CORRECTION: This article initially mischaracterized how Esquire magazine honored Hillary Clinton in 2016 and has been updated below.
Last week, Playboy announced that it was cutting costs and moving from six issues a year down to just four. The magazine’s decline is partly due to the condition of the publishing industry, as well as the fact that print is no longer the primary medium people use to view pornography.
But there’s another problem at work: Playboy, like most men’s magazines, no longer caters to most men.
For decades, the lad mag published thoughtful political and social commentary by thinkers like Gore Vidal; interviews with Ayn Rand, Martin Luther King Jr., and John Lennon; fictional short stories by literary giants like Jack Kerouac and Norman Mailer along with the first ever released segments of Ray Bradbury’s dystopian novel Fahrenheit 451; and pioneering coverage of the murder of Teena Brandon who later became the subject of the Oscar-winning film Boys Don’t Cry.
Though it was famous for the pornography, Playboy also offered ideas, interviews, and opinions that were at the very least thought-provoking to a large number of heterosexual men.

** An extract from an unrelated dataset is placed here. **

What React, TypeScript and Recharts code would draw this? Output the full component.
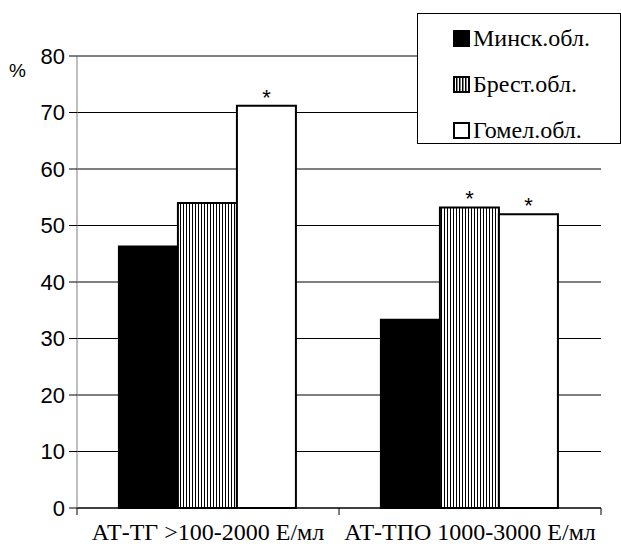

All of that is gone now.
A perfect example of the new Playboy was its “Freedom Issue,” published right before the 2016 election. The writers featured included TV host Chelsea Handler discussing abortion, Patton Oswalt on “the freedom to make mistakes,” Wiz Khalifa on police brutality and marijuana legalization, and Killer Mike on minority voting. Adding to this lineup of intellectual lightweights was a conservative who wrote about how Republicans should be listening to Paul Ryan, obviously someone who had his finger on the pulse of America.
Every issue has become an opportunity to prove how woke and relevant the magazine is. From having its first transgender playmate to celebrating activist and writer Noor Tagouri (popular for speaking in favor of wearing a hijab) to publishing mind-numbing articles like “5 Punk Rockers Explain Why the Alt-Right’s ‘Punk Rock Movement’ is Garbage,” Playboy has become an endless exercise in the usual boring virtue signaling.
Such moral posturing has driven away heterosexual men who might otherwise be interested in the publication’s erstwhile fiction and non-fiction. And sadly, Playboy isn’t the only men’s magazine that’s fallen into this trap.
Esquire, a periodical intended for cosmopolitan men, has become an instruction manual for what social justice warriors believe men should be. The exact moment that Esquire’s editorial team lost their minds was in 2016 when they named Hillary Clinton one of their “women we love this week.”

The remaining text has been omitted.